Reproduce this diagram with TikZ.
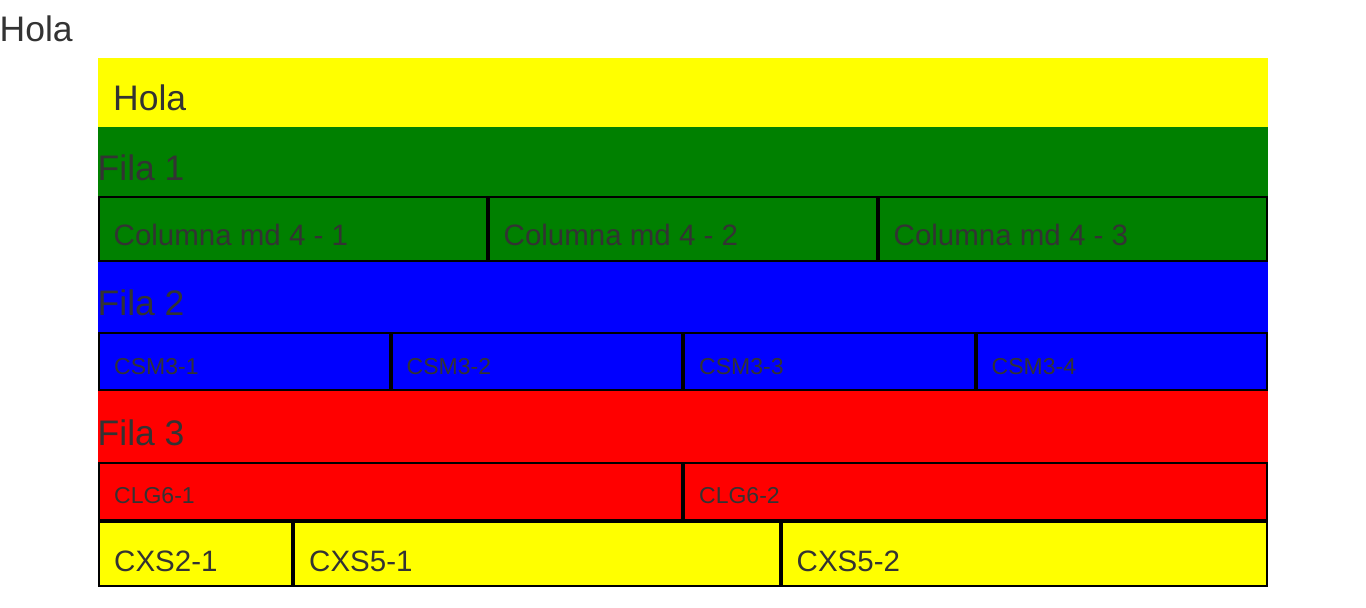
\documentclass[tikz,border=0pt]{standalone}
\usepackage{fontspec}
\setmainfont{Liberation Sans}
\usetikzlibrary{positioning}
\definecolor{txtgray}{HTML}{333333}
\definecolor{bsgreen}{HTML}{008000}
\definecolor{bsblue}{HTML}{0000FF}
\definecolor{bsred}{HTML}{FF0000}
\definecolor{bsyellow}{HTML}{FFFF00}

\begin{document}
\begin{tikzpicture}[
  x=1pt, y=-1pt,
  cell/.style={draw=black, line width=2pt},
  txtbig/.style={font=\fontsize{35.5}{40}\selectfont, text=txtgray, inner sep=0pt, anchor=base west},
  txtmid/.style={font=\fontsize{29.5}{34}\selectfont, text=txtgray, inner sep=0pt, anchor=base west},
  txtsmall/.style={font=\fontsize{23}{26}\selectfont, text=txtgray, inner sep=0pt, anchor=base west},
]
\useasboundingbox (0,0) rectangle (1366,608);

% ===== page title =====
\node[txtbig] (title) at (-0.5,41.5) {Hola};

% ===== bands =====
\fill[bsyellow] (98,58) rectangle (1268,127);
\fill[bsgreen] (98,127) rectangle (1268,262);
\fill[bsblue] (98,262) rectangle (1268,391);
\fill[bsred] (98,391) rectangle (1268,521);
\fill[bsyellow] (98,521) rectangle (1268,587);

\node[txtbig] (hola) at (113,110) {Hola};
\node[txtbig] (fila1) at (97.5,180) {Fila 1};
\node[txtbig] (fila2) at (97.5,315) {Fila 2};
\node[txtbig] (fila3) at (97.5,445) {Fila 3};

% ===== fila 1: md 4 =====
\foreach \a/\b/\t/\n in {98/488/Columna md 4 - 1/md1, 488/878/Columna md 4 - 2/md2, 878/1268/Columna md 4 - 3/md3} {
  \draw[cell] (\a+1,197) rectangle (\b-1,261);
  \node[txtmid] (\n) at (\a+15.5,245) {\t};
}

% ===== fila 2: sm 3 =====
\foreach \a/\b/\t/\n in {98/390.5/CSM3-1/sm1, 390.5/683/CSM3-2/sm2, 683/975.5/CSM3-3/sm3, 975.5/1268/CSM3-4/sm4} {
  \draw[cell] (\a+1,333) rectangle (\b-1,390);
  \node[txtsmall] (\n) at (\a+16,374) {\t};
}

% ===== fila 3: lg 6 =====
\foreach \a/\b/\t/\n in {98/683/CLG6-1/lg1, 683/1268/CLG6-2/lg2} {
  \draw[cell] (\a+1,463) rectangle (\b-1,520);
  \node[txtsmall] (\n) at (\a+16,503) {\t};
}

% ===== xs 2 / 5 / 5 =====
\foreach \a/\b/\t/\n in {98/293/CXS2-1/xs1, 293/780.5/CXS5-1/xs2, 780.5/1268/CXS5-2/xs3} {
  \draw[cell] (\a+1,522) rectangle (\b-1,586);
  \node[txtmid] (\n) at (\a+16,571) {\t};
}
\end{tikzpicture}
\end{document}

--*--

From the listing, extract all text exactly as given and drop any picture.

Reproduce this diagram with TikZ.
\documentclass[tikz,border=0pt]{standalone}
\usepackage{fontspec}
\setmainfont{Liberation Sans}
\usetikzlibrary{positioning}
\definecolor{txtgray}{HTML}{333333}
\definecolor{bsgreen}{HTML}{008000}
\definecolor{bsblue}{HTML}{0000FF}
\definecolor{bsred}{HTML}{FF0000}
\definecolor{bsyellow}{HTML}{FFFF00}

\begin{document}
\begin{tikzpicture}[
  x=1pt, y=-1pt,
  cell/.style={draw=black, line width=2pt},
  txtbig/.style={font=\fontsize{35.5}{40}\selectfont, text=txtgray, inner sep=0pt, anchor=base west},
  txtmid/.style={font=\fontsize{29.5}{34}\selectfont, text=txtgray, inner sep=0pt, anchor=base west},
  txtsmall/.style={font=\fontsize{23}{26}\selectfont, text=txtgray, inner sep=0pt, anchor=base west},
]
\useasboundingbox (0,0) rectangle (1366,608);

% ===== page title =====
\node[txtbig] (title) at (-0.5,41.5) {Hola};

% ===== bands =====
\fill[bsyellow] (98,58) rectangle (1268,127);
\fill[bsgreen] (98,127) rectangle (1268,262);
\fill[bsblue] (98,262) rectangle (1268,391);
\fill[bsred] (98,391) rectangle (1268,521);
\fill[bsyellow] (98,521) rectangle (1268,587);

\node[txtbig] (hola) at (113,110) {Hola};
\node[txtbig] (fila1) at (97.5,180) {Fila 1};
\node[txtbig] (fila2) at (97.5,315) {Fila 2};
\node[txtbig] (fila3) at (97.5,445) {Fila 3};

% ===== fila 1: md 4 =====
\foreach \a/\b/\t/\n in {98/488/Columna md 4 - 1/md1, 488/878/Columna md 4 - 2/md2, 878/1268/Columna md 4 - 3/md3} {
  \draw[cell] (\a+1,197) rectangle (\b-1,261);
  \node[txtmid] (\n) at (\a+15.5,245) {\t};
}

% ===== fila 2: sm 3 =====
\foreach \a/\b/\t/\n in {98/390.5/CSM3-1/sm1, 390.5/683/CSM3-2/sm2, 683/975.5/CSM3-3/sm3, 975.5/1268/CSM3-4/sm4} {
  \draw[cell] (\a+1,333) rectangle (\b-1,390);
  \node[txtsmall] (\n) at (\a+16,374) {\t};
}

% ===== fila 3: lg 6 =====
\foreach \a/\b/\t/\n in {98/683/CLG6-1/lg1, 683/1268/CLG6-2/lg2} {
  \draw[cell] (\a+1,463) rectangle (\b-1,520);
  \node[txtsmall] (\n) at (\a+16,503) {\t};
}

% ===== xs 2 / 5 / 5 =====
\foreach \a/\b/\t/\n in {98/293/CXS2-1/xs1, 293/780.5/CXS5-1/xs2, 780.5/1268/CXS5-2/xs3} {
  \draw[cell] (\a+1,522) rectangle (\b-1,586);
  \node[txtmid] (\n) at (\a+16,571) {\t};
}
\end{tikzpicture}
\end{document}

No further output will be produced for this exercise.